Vision of the Berlin Big Data Center
Research and Development of methods and technologies for data science at the interface between data management and machine learning
The declarative specification and automatic optimization, parallelization and hardware adaptation of advanced machine learning methods constitute the scientific core of the Berlin Big Data Center.
That is, we will develop and declaratively specify scalable machine learning algorithms and thus fuse the academic disciplines of machine learning and data management into scalable data analysis.
As a first step, it has been shown that massive parallelization is an appropriate means for some learning methods. Approaches that emanate directly from an online learning setting in which the data is processed as a stream are also promising.

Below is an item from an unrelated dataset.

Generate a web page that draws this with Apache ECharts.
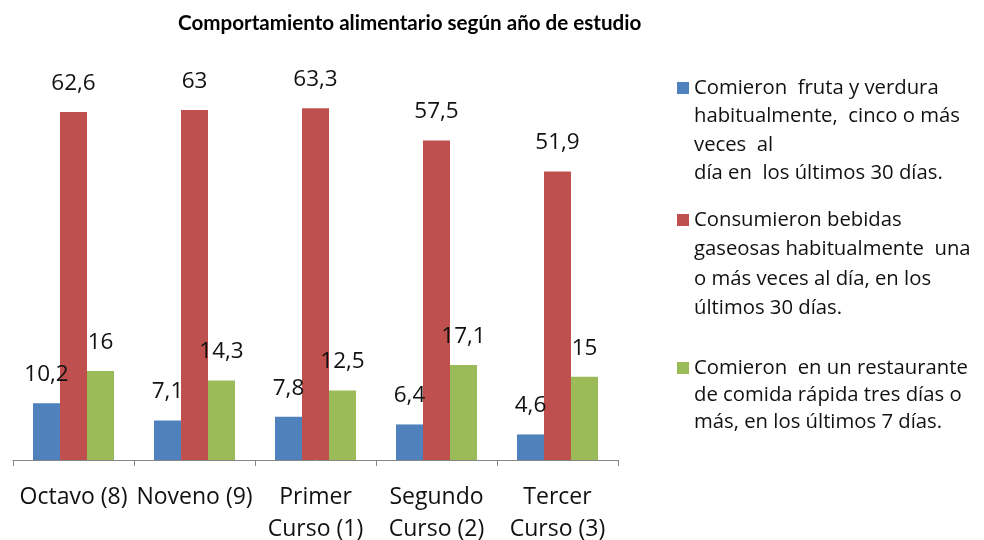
<!DOCTYPE html>
<html><head><meta charset="utf-8">
<script src="https://cdn.jsdelivr.net/npm/echarts@6/dist/echarts.min.js"></script>
<style>html,body{margin:0;padding:0;background:#fff}#c{width:984px;height:540px}</style>
</head><body><div id="c"></div>
<script>
const title = 'Comportamiento alimentario según año de estudio';
const categories = ['Octavo (8)', 'Noveno (9)', 'Primer\nCurso (1)', 'Segundo\nCurso (2)', 'Tercer\nCurso (3)'];
const seriesNames = [
  'Comieron  fruta y verdura\nhabitualmente,  cinco o más\nveces  al\ndía en  los últimos 30 días.',
  'Consumieron bebidas\ngaseosas habitualmente  una\no más veces al día, en los\núltimos 30 días.',
  'Comieron  en un restaurante\nde comida rápida tres días o\nmás, en los últimos 7 días.'
];
const frutaVerdura = [10.2, 7.1, 7.8, 6.4, 4.6];
const bebidasGaseosas = [62.6, 63, 63.3, 57.5, 51.9];
const comidaRapida = [16, 14.3, 12.5, 17.1, 15];
const colors = ['#4F81BD', '#C0504D', '#9BBB59'];

const FONT = '"Open Sans"';
const legendFirstLine = [88, 220, 368];
const legendLH = [28.5, 29.5, 27];
const values = [frutaVerdura, bebidasGaseosas, comidaRapida];

const chart = echarts.init(document.getElementById('c'), null, {renderer: 'canvas'});
chart.setOption({
  animation: false,
  title: {
    text: title, left: 178, top: 13, padding: 0,
    textStyle: {fontFamily: 'Lato', fontWeight: 'bold', fontSize: 20.6, color: '#000'}
  },
  legend: seriesNames.map((n, i) => {
    const lines = n.split('\n').length;
    const LH = legendLH[i];
    return {
      data: [n], left: 677, padding: 0,
      top: legendFirstLine[i] - LH / 2 - (lines - 1) * LH,
      orient: 'vertical', itemWidth: 12, itemHeight: 12, itemGap: 0,
      icon: 'rect',
      formatter: name => '\n'.repeat(lines - 1) + name,
      textStyle: {fontFamily: FONT, fontSize: 20.3, color: '#111', lineHeight: LH}
    };
  }),
  grid: {left: 13, right: 366, top: 71, bottom: 80, containLabel: false, outerBoundsMode: 'none'},
  xAxis: {
    type: 'category', data: categories,
    axisLine: {lineStyle: {color: '#868686', width: 1}},
    axisTick: {show: true, length: 6, lineStyle: {color: '#868686'}},
    axisLabel: {fontFamily: FONT, fontSize: 23, color: '#111', lineHeight: 32, margin: 21, interval: 0}
  },
  yAxis: {type: 'value', min: 0, max: 70, show: false, splitLine: {show: false}},
  series: values.map((v, i) => ({
    name: seriesNames[i], type: 'bar', data: v, barWidth: 27, barGap: '0%',
    itemStyle: {color: colors[i]},
    label: {show: true, position: 'top', distance: 17, fontFamily: FONT, fontSize: 22.5, color: '#111',
      formatter: p => String(p.value).replace('.', ',')}
  }))
});
</script></body></html>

We will dramatically simplify the creation of data analysis programs, increase the big data analyst user base and drastically reduce the cost of the creating complex Big Data analyses.
Scalable Data Analysis
To facilitate the analysis of large volumes of heterogeneous data with complex machine learning algorithms, we need to extend existing parallel programming models by incorporating varying concepts, such as ordered collections, multi-dimensionality, and access to a distributed state within between iterative algorithm execution steps.
Furthermore, we will design and build a highly scalable open-source system which can handle the automatic optimization, parallelization as well as adaptation to heterogeneous hardware setups of such declaratively specified analysis methods, in conjunction with a toolbox of scalable machine learning and other data analysis algorithms.